A collection of Murray Levick's Antarctic journals is held by the Scott Polar Research Institute, comprising chiefly four volumes of rough journals and fair copies covering 9 January to 14 November 1912: three volumes are identical in size to the present one, and numbered II to IV. The present volume is almost certainly the only journal for the period in the hut on Cape Adare, though sections describing the spring sledging are copied from a sledging journal. Levick also refers to a zoological log, in which he recorded his observations of the Adélie penguins and other fauna of Cape Adare. However, the present volume completes the main sequence of Levick's diaries of Scott's Last Expedition, and covers the most substantial period of achievement of the Northern Party. It makes significant additions to the published accounts of the Northern Party by Campbell and Priestley. It is apparently unpublished and unstudied.

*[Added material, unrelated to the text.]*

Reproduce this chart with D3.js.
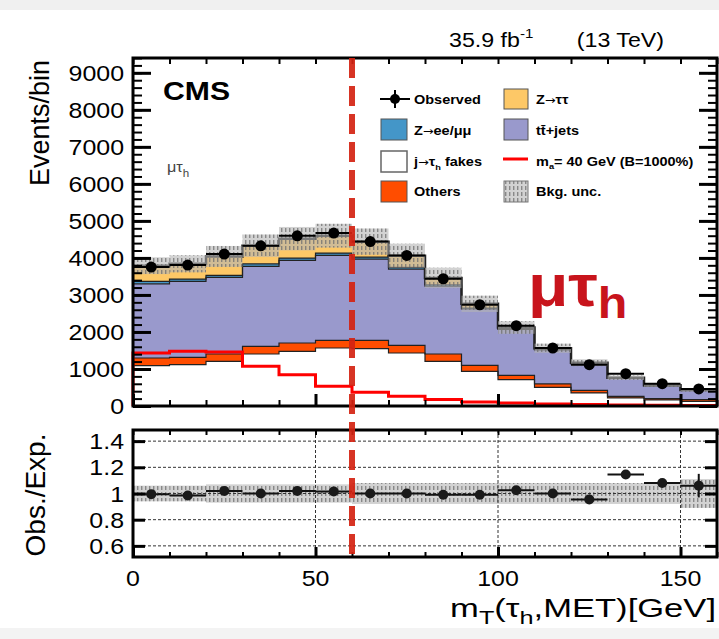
<!DOCTYPE html>
<html>
<head>
<meta charset="utf-8">
<script src="https://cdn.jsdelivr.net/npm/d3@7"></script>
<style>
  body { margin: 0; background: #fff; }
  text { font-family: "Liberation Sans", Arial, Helvetica, sans-serif; }
  .arr { font-family: "DejaVu Sans", sans-serif; font-weight: normal; }
</style>
</head>
<body>
<div id="chart"></div>
<script>
// bins of mT (GeV)
const edges = [0,10,20,30,40,50,60,70,80,90,100,110,120,130,140,150,160];

// stacked backgrounds, events per bin (bottom -> top)
const fakes  = [1090,1117,1206,1405,1476,1567,1550,1432,1206,936,712,505,353,218,164,125];
const others = [207,197,199,206,226,205,220,206,199,162,113,91,71,44,36,45];
const ttjets = [2003,2050,2067,2158,2229,2294,2198,2060,1835,1522,1245,919,716,481,345,255];
const zll    = [64,64,54,72,64,64,54,44,35,26,20,20,10,10,7,5];
const ztt    = [426,412,514,489,525,470,418,318,185,114,30,25,20,12,8,5];

const observed = [3752,3806,4103,4327,4597,4670,4443,4066,3437,2735,2169,1567,1117,874,604,461];
const signal   = [1432,1476,1459,1071,847,531,370,262,173,110,80,55,40,30,20,15];

// ratio panel
const ratio    = [0.995,0.985,1.02,1.0,1.02,1.015,1.0,1.0,0.99,0.99,1.025,1.0,0.955,1.145,1.08,1.06];
const ratioErr = [0.01,0.01,0.01,0.01,0.01,0.01,0.01,0.01,0.01,0.01,0.012,0.014,0.018,0.02,0.025,0.09];
const bkgUnc   = [0.06,0.06,0.07,0.07,0.07,0.07,0.08,0.08,0.08,0.08,0.08,0.08,0.08,0.08,0.08,0.11];

const yTicksMain  = [0,1000,2000,3000,4000,5000,6000,7000,8000,9000];
const yTicksRatio = [0.6,0.8,1.0,1.2,1.4];
const xTicks = [0,50,100,150];

const W = 719, H = 639;
const SX = 1.16; // the picture is a bit stretched horizontally

var svg = d3.select("#chart").append("svg")
    .attr("width", W).attr("height", H);

svg.append("rect").attr("width", W).attr("height", H).attr("fill", "#fff");
svg.append("rect").attr("width", W).attr("height", 10).attr("fill", "#f0f0f0");
svg.append("rect").attr("y", 628).attr("width", W).attr("height", 11).attr("fill", "#f3f3f3");

var defs = svg.append("defs");
var pat = defs.append("pattern").attr("id", "hatch")
    .attr("patternUnits", "userSpaceOnUse").attr("width", 4).attr("height", 6);
pat.append("rect").attr("width", 4).attr("height", 6).attr("fill", "#b4b4b4").attr("fill-opacity", 0.6);
pat.append("rect").attr("x", 1).attr("width", 1.4).attr("height", 4).attr("fill", "#6e6e6e").attr("fill-opacity", 0.75);

var x = d3.scaleLinear().domain([0, 160]).range([133, 717]);
var y = d3.scaleLinear().domain([0, 9400]).range([406, 58]);
var yr = d3.scaleLinear().domain([0.515, 1.485]).range([557, 430]);

function label(g, px, py, s, size, anchor, sx) {
    return g.append("text")
        .attr("transform", "translate(" + px + "," + py + ") scale(" + (sx || SX) + ",1)")
        .attr("font-size", size)
        .attr("text-anchor", anchor || "start")
        .text(s);
}

// ---------- main panel ----------
var main = svg.append("g");

var rows = fakes.map(function(d, i) {
    return {fakes: fakes[i], others: others[i], ttjets: ttjets[i], zll: zll[i], ztt: ztt[i]};
});
var keys = ["fakes", "others", "ttjets", "zll", "ztt"];
var colors = {fakes: "#ffffff", others: "#ff4d00", ttjets: "#9999cc", zll: "#4496c8", ztt: "#fdc867"};
var series = d3.stack().keys(keys)(rows);

function stepPts(vals) {
    var pts = [];
    vals.forEach(function(v, i) {
        pts.push({x: edges[i], v: v});
        pts.push({x: edges[i + 1], v: v});
    });
    return pts;
}

series.forEach(function(s) {
    var pts = [];
    s.forEach(function(d, i) {
        pts.push({x: edges[i], y0: d[0], y1: d[1]});
        pts.push({x: edges[i + 1], y0: d[0], y1: d[1]});
    });
    main.append("path")
        .attr("d", d3.area().x(function(d) { return x(d.x); })
            .y0(function(d) { return y(d.y0); })
            .y1(function(d) { return y(d.y1); })(pts))
        .attr("fill", colors[s.key]);
});

var stepLine = d3.line().x(function(d) { return x(d.x); }).y(function(d) { return y(d.v); });

// layer boundaries
series.forEach(function(s, k) {
    main.append("path")
        .attr("d", stepLine(stepPts(s.map(function(d) { return d[1]; }))))
        .attr("fill", "none")
        .attr("stroke", "#222")
        .attr("stroke-width", k === series.length - 1 ? 2.5 : 1.2);
});

// background uncertainty band
var totals = series[series.length - 1].map(function(d) { return d[1]; });
main.selectAll(".unc").data(totals).enter().append("rect")
    .attr("x", function(d, i) { return x(edges[i]); })
    .attr("width", function(d, i) { return x(edges[i + 1]) - x(edges[i]); })
    .attr("y", function(d, i) { return y(d * (1 + bkgUnc[i])); })
    .attr("height", function(d, i) { return y(d * (1 - bkgUnc[i])) - y(d * (1 + bkgUnc[i])); })
    .attr("fill", "url(#hatch)");

// signal
var sigPts = [{x: 0, v: 0}].concat(stepPts(signal));
main.append("path")
    .attr("d", stepLine(sigPts))
    .attr("fill", "none")
    .attr("stroke", "#ff0000")
    .attr("stroke-width", 3);

// observed
var obs = main.append("g");
obs.selectAll("line").data(observed).enter().append("line")
    .attr("x1", function(d, i) { return x(edges[i]); })
    .attr("x2", function(d, i) { return x(edges[i + 1]); })
    .attr("y1", function(d) { return y(d); })
    .attr("y2", function(d) { return y(d); })
    .attr("stroke", "#000").attr("stroke-width", 2);
obs.selectAll("circle").data(observed).enter().append("circle")
    .attr("cx", function(d, i) { return x((edges[i] + edges[i + 1]) / 2); })
    .attr("cy", function(d) { return y(d); })
    .attr("r", 5.5)
    .attr("fill", "#000");

// axes of the main panel
function minorRange(a, b, step) {
    var out = [];
    for (var v = a; v <= b + 1e-9; v += step) out.push(+v.toFixed(4));
    return out;
}
var yMinor = minorRange(0, 9400, 200);
var xMinor = minorRange(0, 160, 10);

function tickAxis(g, axis, tr) {
    var a = g.append("g").attr("transform", tr).call(axis);
    a.select(".domain").remove();
    a.selectAll("line").attr("stroke", "#000");
    return a;
}
tickAxis(main, d3.axisLeft(y).tickValues(yMinor).tickSize(-9).tickFormat(""), "translate(133,0)").selectAll("line").attr("stroke-width", 2);
tickAxis(main, d3.axisLeft(y).tickValues(yTicksMain).tickSize(-18).tickFormat(""), "translate(133,0)").selectAll("line").attr("stroke-width", 3);
tickAxis(main, d3.axisRight(y).tickValues(yMinor).tickSize(-9).tickFormat(""), "translate(717,0)").selectAll("line").attr("stroke-width", 2);
tickAxis(main, d3.axisRight(y).tickValues(yTicksMain).tickSize(-18).tickFormat(""), "translate(717,0)").selectAll("line").attr("stroke-width", 3);
tickAxis(main, d3.axisBottom(x).tickValues(xMinor).tickSize(-6).tickFormat(""), "translate(0,406)").selectAll("line").attr("stroke-width", 2);
tickAxis(main, d3.axisBottom(x).tickValues(xTicks).tickSize(-12).tickFormat(""), "translate(0,406)").selectAll("line").attr("stroke-width", 3);
tickAxis(main, d3.axisTop(x).tickValues(xMinor).tickSize(-6).tickFormat(""), "translate(0,58)").selectAll("line").attr("stroke-width", 2);

main.append("rect")
    .attr("x", 133).attr("y", 58).attr("width", 584).attr("height", 348)
    .attr("fill", "none").attr("stroke", "#000").attr("stroke-width", 3);

yTicksMain.forEach(function(t) {
    label(svg, 124, y(t) + 8, t, 21.5, "end");
});

// ---------- ratio panel ----------
var rp = svg.append("g");

rp.selectAll(".band").data(bkgUnc).enter().append("rect")
    .attr("x", function(d, i) { return x(edges[i]); })
    .attr("width", function(d, i) { return x(edges[i + 1]) - x(edges[i]); })
    .attr("y", function(d) { return yr(1 + d); })
    .attr("height", function(d) { return yr(1 - d) - yr(1 + d); })
    .attr("fill", "url(#hatch)");

yTicksRatio.forEach(function(t) {
    rp.append("line").attr("x1", 133).attr("x2", 717).attr("y1", yr(t)).attr("y2", yr(t))
        .attr("stroke", "#333").attr("stroke-width", 1).attr("stroke-dasharray", "3,2");
});
[50, 100, 150].forEach(function(t) {
    rp.append("line").attr("x1", x(t)).attr("x2", x(t)).attr("y1", 430).attr("y2", 557)
        .attr("stroke", "#333").attr("stroke-width", 1).attr("stroke-dasharray", "3,2");
});

rp.selectAll(".rerr").data(ratio).enter().append("line")
    .attr("x1", function(d, i) { return x((edges[i] + edges[i + 1]) / 2); })
    .attr("x2", function(d, i) { return x((edges[i] + edges[i + 1]) / 2); })
    .attr("y1", function(d, i) { return yr(d + ratioErr[i]); })
    .attr("y2", function(d, i) { return yr(d - ratioErr[i]); })
    .attr("stroke", "#111").attr("stroke-width", 2);
rp.selectAll(".rh").data(ratio).enter().append("line")
    .attr("x1", function(d, i) { return x(edges[i]); })
    .attr("x2", function(d, i) { return x(edges[i + 1]); })
    .attr("y1", function(d) { return yr(d); })
    .attr("y2", function(d) { return yr(d); })
    .attr("stroke", "#111").attr("stroke-width", 2);
rp.selectAll("circle").data(ratio).enter().append("circle")
    .attr("cx", function(d, i) { return x((edges[i] + edges[i + 1]) / 2); })
    .attr("cy", function(d) { return yr(d); })
    .attr("r", 5)
    .attr("fill", "#1a1a1a");

tickAxis(rp, d3.axisLeft(yr).tickValues(yTicksRatio).tickSize(-12).tickFormat(""), "translate(133,0)").selectAll("line").attr("stroke-width", 3);
tickAxis(rp, d3.axisRight(yr).tickValues(yTicksRatio).tickSize(-12).tickFormat(""), "translate(717,0)").selectAll("line").attr("stroke-width", 3);
tickAxis(rp, d3.axisBottom(x).tickValues(xMinor).tickSize(-5).tickFormat(""), "translate(0,557)").selectAll("line").attr("stroke-width", 2);
tickAxis(rp, d3.axisBottom(x).tickValues(xTicks).tickSize(-10).tickFormat(""), "translate(0,557)").selectAll("line").attr("stroke-width", 3);
tickAxis(rp, d3.axisTop(x).tickValues(xMinor).tickSize(-5).tickFormat(""), "translate(0,430)").selectAll("line").attr("stroke-width", 2);

rp.append("rect")
    .attr("x", 133).attr("y", 430).attr("width", 584).attr("height", 127)
    .attr("fill", "none").attr("stroke", "#000").attr("stroke-width", 3);

yTicksRatio.forEach(function(t) {
    label(svg, 124, yr(t) + 8, t === 1 ? "1" : d3.format(".1f")(t), 21.5, "end");
});
xTicks.forEach(function(t) {
    label(svg, x(t), 586, t, 21.5, "middle");
});

// red dashed line at 60 GeV
svg.append("line")
    .attr("x1", x(60)).attr("x2", x(60)).attr("y1", 58).attr("y2", 562)
    .attr("stroke", "#d42312").attr("stroke-width", 6)
    .attr("stroke-dasharray", "20,8").attr("opacity", 0.92);

// ---------- titles ----------
svg.append("text")
    .attr("transform", "translate(49,60) rotate(-90)")
    .attr("text-anchor", "end").attr("font-size", 27)
    .text("Events/bin");
svg.append("text")
    .attr("transform", "translate(45,495) rotate(-90)")
    .attr("text-anchor", "middle").attr("font-size", 28)
    .text("Obs./Exp.");

var xt = label(svg, 716, 617, "", 26, "end", 1.33);
xt.append("tspan").text("m");
xt.append("tspan").attr("font-size", 19).attr("dy", 7).text("T");
xt.append("tspan").attr("dy", -7).text("(τ");
xt.append("tspan").attr("font-size", 19).attr("dy", 7).text("h");
xt.append("tspan").attr("dy", -7).text(",MET)[GeV]");

var lum = label(svg, 449, 47, "", 20, "start");
lum.append("tspan").text("35.9 fb");
lum.append("tspan").attr("font-size", 13).attr("dy", -9).text("-1");
label(svg, 664, 47, "(13 TeV)", 20, "end");

label(svg, 163, 100, "CMS", 26, "start").attr("font-weight", "bold");

var ch = label(svg, 167, 172, "", 14, "start").attr("fill", "#444");
ch.append("tspan").text("μτ");
ch.append("tspan").attr("font-size", 10).attr("dy", 5).text("h");

var big = label(svg, 528, 306, "", 60, "start", 1.1)
    .attr("font-weight", "bold").attr("fill", "#c8141c");
big.append("tspan").text("μτ");
big.append("tspan").attr("font-size", 44).attr("dy", 12).text("h");

// ---------- legend ----------
var leg = svg.append("g");
function legText(px, py, s) {
    return label(leg, px, py, s, 12.5, "start").attr("font-weight", "bold");
}
function arrowText(t, before, after) {
    t.append("tspan").text(before);
    t.append("tspan").attr("class", "arr").attr("font-size", 11).text("→");
    t.append("tspan").text(after);
    return t;
}
// row 1
leg.append("line").attr("x1", 380).attr("x2", 410).attr("y1", 99).attr("y2", 99).attr("stroke", "#000").attr("stroke-width", 2);
leg.append("line").attr("x1", 395).attr("x2", 395).attr("y1", 90).attr("y2", 108).attr("stroke", "#000").attr("stroke-width", 2);
leg.append("circle").attr("cx", 395).attr("cy", 99).attr("r", 5).attr("fill", "#000");
legText(414, 104, "Observed");
leg.append("rect").attr("x", 504).attr("y", 89).attr("width", 24).attr("height", 20).attr("fill", colors.ztt).attr("stroke", "#555");
arrowText(legText(536, 104, ""), "Z", "ττ");
// row 2
leg.append("rect").attr("x", 381).attr("y", 119).attr("width", 26).attr("height", 21).attr("fill", colors.zll).attr("stroke", "#555");
arrowText(legText(414, 135, ""), "Z", "ee/μμ");
leg.append("rect").attr("x", 504).attr("y", 119).attr("width", 24).attr("height", 21).attr("fill", colors.ttjets).attr("stroke", "#555");
legText(536, 135, "tt̄+jets");
// row 3
leg.append("rect").attr("x", 381).attr("y", 151).attr("width", 26).attr("height", 21).attr("fill", "#fff").attr("stroke", "#666").attr("stroke-width", 1.5);
var jf = arrowText(legText(414, 166, ""), "j", "τ");
jf.append("tspan").attr("font-size", 8).attr("dy", 4).text("h");
jf.append("tspan").attr("dy", -4).text(" fakes");
leg.append("line").attr("x1", 503).attr("x2", 528).attr("y1", 159).attr("y2", 159).attr("stroke", "#ff0000").attr("stroke-width", 3);
var ma = legText(536, 166, "");
ma.append("tspan").text("m");
ma.append("tspan").attr("font-size", 8).attr("dy", 3).text("a");
ma.append("tspan").attr("dy", -3).text("= 40 GeV (B=1000%)");
// row 4
leg.append("rect").attr("x", 381).attr("y", 181).attr("width", 26).attr("height", 21).attr("fill", colors.others).attr("stroke", "#555");
legText(414, 196, "Others");
leg.append("rect").attr("x", 504).attr("y", 181).attr("width", 24).attr("height", 21).attr("fill", "url(#hatch)").attr("stroke", "#777");
legText(536, 196, "Bkg. unc.");
</script>
</body>
</html>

Levick was a skilled photographer, and his photographs were one of the most important achievements of the Northern Party: many of the present collection are familiar not only from Levick's own work on penguins, but also from Scott's Last Expedition and Raymond Priestley's Antarctic Adventure. Approximately a sixth of this collection duplicates negatives held at the Scott Polar Research Institute, but A LARGE NUMBER OF THE PLATES ARE APPARENTLY UNKNOWN IMAGES depicting Antarctic regions not visited by Herbert Ponting.